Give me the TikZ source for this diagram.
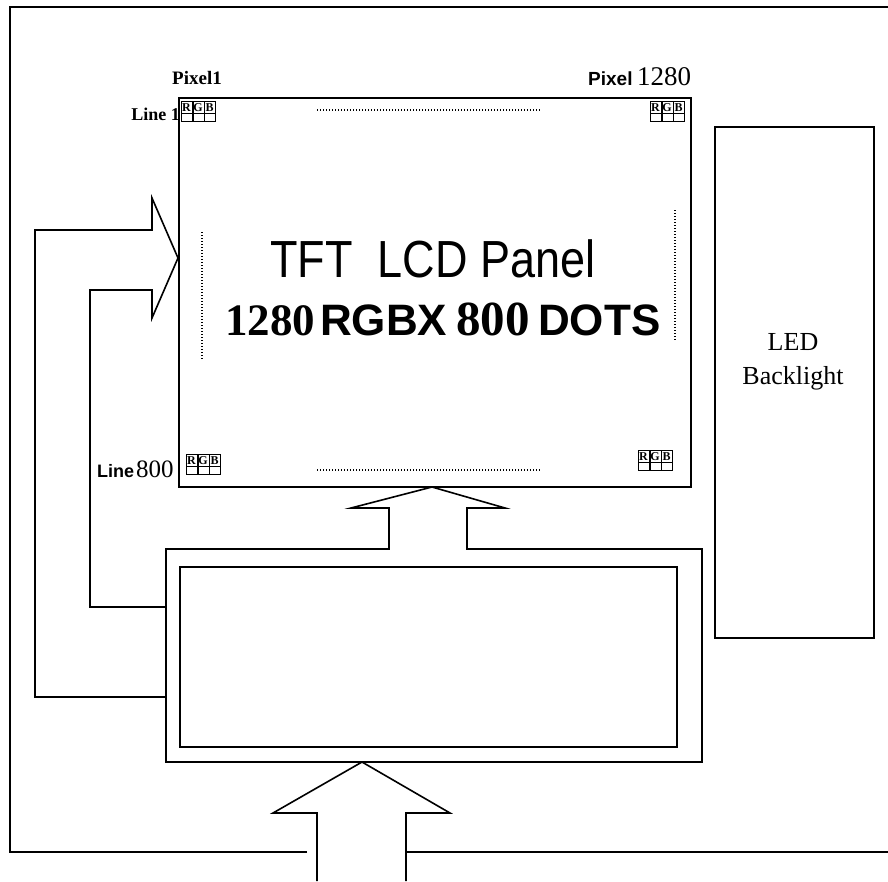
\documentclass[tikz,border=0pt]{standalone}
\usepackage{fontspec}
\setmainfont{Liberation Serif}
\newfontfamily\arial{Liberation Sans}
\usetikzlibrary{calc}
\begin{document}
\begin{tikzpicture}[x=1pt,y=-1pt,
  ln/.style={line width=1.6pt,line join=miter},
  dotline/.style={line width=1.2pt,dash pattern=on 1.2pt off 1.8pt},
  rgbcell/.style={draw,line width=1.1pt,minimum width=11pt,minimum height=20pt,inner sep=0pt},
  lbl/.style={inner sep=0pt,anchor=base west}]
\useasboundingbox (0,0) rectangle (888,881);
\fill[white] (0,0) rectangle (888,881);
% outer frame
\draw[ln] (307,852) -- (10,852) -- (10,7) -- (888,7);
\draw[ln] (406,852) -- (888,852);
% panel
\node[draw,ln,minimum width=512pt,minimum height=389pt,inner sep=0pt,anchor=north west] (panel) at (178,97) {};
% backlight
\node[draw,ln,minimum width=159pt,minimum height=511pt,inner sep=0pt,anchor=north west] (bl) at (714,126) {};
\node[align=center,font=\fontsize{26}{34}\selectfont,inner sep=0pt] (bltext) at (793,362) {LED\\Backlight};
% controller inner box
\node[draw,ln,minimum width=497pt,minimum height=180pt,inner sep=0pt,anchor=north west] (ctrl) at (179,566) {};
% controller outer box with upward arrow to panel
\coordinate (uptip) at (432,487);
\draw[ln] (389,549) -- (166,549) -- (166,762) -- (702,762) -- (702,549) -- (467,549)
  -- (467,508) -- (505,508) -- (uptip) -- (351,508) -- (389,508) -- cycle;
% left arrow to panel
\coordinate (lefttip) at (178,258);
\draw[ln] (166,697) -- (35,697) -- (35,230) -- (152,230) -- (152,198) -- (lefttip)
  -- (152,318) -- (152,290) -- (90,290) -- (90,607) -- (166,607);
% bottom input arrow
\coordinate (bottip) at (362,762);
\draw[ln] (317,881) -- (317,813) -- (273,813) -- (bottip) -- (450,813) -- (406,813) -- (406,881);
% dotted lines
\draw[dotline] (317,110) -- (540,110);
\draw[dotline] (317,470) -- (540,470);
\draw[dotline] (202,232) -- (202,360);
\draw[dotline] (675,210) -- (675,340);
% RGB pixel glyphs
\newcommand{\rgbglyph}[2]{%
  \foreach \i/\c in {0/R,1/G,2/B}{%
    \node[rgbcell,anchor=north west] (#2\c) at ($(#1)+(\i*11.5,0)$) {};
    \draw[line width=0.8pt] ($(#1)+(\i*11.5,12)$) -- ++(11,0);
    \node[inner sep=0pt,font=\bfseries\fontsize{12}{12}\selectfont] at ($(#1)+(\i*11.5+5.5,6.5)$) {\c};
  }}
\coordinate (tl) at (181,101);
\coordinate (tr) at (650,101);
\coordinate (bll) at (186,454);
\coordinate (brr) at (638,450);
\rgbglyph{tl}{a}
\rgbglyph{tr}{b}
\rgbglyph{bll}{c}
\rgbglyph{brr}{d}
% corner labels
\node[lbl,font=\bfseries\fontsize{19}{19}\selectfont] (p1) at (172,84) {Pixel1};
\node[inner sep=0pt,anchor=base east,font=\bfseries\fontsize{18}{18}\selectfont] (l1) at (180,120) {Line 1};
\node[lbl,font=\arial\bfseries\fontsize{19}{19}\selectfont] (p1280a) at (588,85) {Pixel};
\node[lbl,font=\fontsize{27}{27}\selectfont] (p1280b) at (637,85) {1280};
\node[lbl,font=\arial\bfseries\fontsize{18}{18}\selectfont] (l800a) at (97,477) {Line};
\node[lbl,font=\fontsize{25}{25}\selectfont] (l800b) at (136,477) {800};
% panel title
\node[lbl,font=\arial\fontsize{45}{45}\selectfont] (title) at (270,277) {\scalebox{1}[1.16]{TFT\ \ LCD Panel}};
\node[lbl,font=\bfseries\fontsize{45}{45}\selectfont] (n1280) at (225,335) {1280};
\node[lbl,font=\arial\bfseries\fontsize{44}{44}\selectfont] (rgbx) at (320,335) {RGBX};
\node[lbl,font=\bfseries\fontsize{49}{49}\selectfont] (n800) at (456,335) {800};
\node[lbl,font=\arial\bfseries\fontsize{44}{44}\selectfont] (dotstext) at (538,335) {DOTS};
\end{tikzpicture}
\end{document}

──────

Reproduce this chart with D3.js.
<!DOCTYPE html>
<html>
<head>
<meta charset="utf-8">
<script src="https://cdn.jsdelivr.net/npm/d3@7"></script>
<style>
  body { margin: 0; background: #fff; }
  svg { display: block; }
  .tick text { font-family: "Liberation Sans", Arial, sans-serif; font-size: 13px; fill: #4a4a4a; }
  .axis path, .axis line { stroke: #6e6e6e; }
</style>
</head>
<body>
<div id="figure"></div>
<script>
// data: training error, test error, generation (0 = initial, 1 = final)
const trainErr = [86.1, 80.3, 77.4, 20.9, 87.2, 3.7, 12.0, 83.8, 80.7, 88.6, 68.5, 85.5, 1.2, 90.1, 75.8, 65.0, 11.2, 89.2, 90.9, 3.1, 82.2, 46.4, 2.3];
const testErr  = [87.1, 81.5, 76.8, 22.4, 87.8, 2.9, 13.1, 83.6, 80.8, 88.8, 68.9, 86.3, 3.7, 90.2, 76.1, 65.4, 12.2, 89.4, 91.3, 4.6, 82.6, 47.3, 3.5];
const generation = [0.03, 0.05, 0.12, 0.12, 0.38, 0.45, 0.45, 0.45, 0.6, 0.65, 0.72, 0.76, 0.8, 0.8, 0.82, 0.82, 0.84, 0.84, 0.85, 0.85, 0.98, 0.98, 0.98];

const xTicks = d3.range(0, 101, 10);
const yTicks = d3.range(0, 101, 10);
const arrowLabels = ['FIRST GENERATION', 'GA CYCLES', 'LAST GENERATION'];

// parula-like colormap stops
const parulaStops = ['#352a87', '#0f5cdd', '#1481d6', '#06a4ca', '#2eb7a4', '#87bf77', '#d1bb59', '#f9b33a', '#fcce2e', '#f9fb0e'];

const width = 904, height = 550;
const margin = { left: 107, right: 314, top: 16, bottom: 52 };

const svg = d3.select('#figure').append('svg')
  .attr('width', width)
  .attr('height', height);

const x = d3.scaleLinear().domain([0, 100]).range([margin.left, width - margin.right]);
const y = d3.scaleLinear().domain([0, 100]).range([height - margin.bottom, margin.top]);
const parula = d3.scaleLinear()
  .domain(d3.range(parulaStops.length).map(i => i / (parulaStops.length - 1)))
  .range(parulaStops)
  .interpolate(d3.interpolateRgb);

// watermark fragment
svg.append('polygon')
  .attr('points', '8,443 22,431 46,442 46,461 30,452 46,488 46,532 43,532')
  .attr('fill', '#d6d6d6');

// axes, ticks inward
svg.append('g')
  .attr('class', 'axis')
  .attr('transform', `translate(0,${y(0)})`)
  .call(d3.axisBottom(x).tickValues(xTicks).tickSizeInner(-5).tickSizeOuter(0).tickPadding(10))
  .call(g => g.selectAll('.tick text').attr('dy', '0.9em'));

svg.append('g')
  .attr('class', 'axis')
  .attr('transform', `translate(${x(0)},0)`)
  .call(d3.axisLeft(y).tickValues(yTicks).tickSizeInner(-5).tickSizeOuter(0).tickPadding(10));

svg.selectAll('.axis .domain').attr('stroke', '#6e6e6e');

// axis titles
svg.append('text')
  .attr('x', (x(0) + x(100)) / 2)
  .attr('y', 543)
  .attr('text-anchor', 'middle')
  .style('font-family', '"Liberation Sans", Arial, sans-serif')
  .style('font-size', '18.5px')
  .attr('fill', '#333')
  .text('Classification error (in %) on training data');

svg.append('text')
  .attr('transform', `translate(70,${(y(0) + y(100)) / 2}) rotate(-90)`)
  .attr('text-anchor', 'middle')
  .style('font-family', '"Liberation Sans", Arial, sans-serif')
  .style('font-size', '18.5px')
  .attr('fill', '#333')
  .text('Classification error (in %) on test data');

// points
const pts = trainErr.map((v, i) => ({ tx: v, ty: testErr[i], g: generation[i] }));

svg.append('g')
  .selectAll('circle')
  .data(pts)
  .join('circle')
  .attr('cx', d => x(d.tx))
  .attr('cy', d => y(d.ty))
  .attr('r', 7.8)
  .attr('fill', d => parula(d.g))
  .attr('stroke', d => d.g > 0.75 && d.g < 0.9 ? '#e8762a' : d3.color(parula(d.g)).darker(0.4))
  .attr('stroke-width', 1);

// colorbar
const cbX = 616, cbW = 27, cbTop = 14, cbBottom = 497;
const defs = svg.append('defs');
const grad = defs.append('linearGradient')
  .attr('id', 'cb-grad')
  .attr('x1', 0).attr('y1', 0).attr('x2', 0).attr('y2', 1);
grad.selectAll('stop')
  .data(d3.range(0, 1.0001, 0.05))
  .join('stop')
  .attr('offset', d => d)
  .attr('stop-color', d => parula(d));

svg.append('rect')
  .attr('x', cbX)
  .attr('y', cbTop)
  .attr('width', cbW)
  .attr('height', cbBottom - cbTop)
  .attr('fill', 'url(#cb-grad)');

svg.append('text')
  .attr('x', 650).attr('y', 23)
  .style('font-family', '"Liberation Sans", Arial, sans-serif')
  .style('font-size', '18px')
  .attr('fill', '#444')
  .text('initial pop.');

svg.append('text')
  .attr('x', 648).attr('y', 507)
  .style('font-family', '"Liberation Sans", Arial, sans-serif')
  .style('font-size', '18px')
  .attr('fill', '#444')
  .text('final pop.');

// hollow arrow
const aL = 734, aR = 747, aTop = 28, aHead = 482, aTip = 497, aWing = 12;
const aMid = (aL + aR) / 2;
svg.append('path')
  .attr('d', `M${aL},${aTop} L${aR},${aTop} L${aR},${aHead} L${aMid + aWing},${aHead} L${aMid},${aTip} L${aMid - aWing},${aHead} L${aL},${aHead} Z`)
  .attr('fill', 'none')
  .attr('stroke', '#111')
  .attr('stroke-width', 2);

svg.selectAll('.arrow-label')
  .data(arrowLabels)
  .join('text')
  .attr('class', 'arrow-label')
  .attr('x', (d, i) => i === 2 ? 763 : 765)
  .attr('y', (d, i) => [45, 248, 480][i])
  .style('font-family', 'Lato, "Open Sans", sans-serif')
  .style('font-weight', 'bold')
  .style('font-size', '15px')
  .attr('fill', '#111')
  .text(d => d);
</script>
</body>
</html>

──────

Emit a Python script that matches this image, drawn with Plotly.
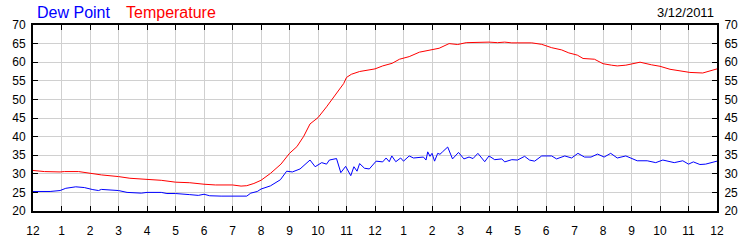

──────

## [Problem details]
Only the lines from the one with "Reproduce this chart with D3.js." up to the one with "const arrowLabels = ['FIRST" should be repeated, both included, exactly as they appear.

## [Exercise response]
Reproduce this chart with D3.js.
<!DOCTYPE html>
<html>
<head>
<meta charset="utf-8">
<script src="https://cdn.jsdelivr.net/npm/d3@7"></script>
<style>
  body { margin: 0; background: #fff; }
  svg { display: block; }
  .tick text { font-family: "Liberation Sans", Arial, sans-serif; font-size: 13px; fill: #4a4a4a; }
  .axis path, .axis line { stroke: #6e6e6e; }
</style>
</head>
<body>
<div id="figure"></div>
<script>
// data: training error, test error, generation (0 = initial, 1 = final)
const trainErr = [86.1, 80.3, 77.4, 20.9, 87.2, 3.7, 12.0, 83.8, 80.7, 88.6, 68.5, 85.5, 1.2, 90.1, 75.8, 65.0, 11.2, 89.2, 90.9, 3.1, 82.2, 46.4, 2.3];
const testErr  = [87.1, 81.5, 76.8, 22.4, 87.8, 2.9, 13.1, 83.6, 80.8, 88.8, 68.9, 86.3, 3.7, 90.2, 76.1, 65.4, 12.2, 89.4, 91.3, 4.6, 82.6, 47.3, 3.5];
const generation = [0.03, 0.05, 0.12, 0.12, 0.38, 0.45, 0.45, 0.45, 0.6, 0.65, 0.72, 0.76, 0.8, 0.8, 0.82, 0.82, 0.84, 0.84, 0.85, 0.85, 0.98, 0.98, 0.98];

const xTicks = d3.range(0, 101, 10);
const yTicks = d3.range(0, 101, 10);
const arrowLabels = ['FIRST GENERATION', 'GA CYCLES', 'LAST GENERATION'];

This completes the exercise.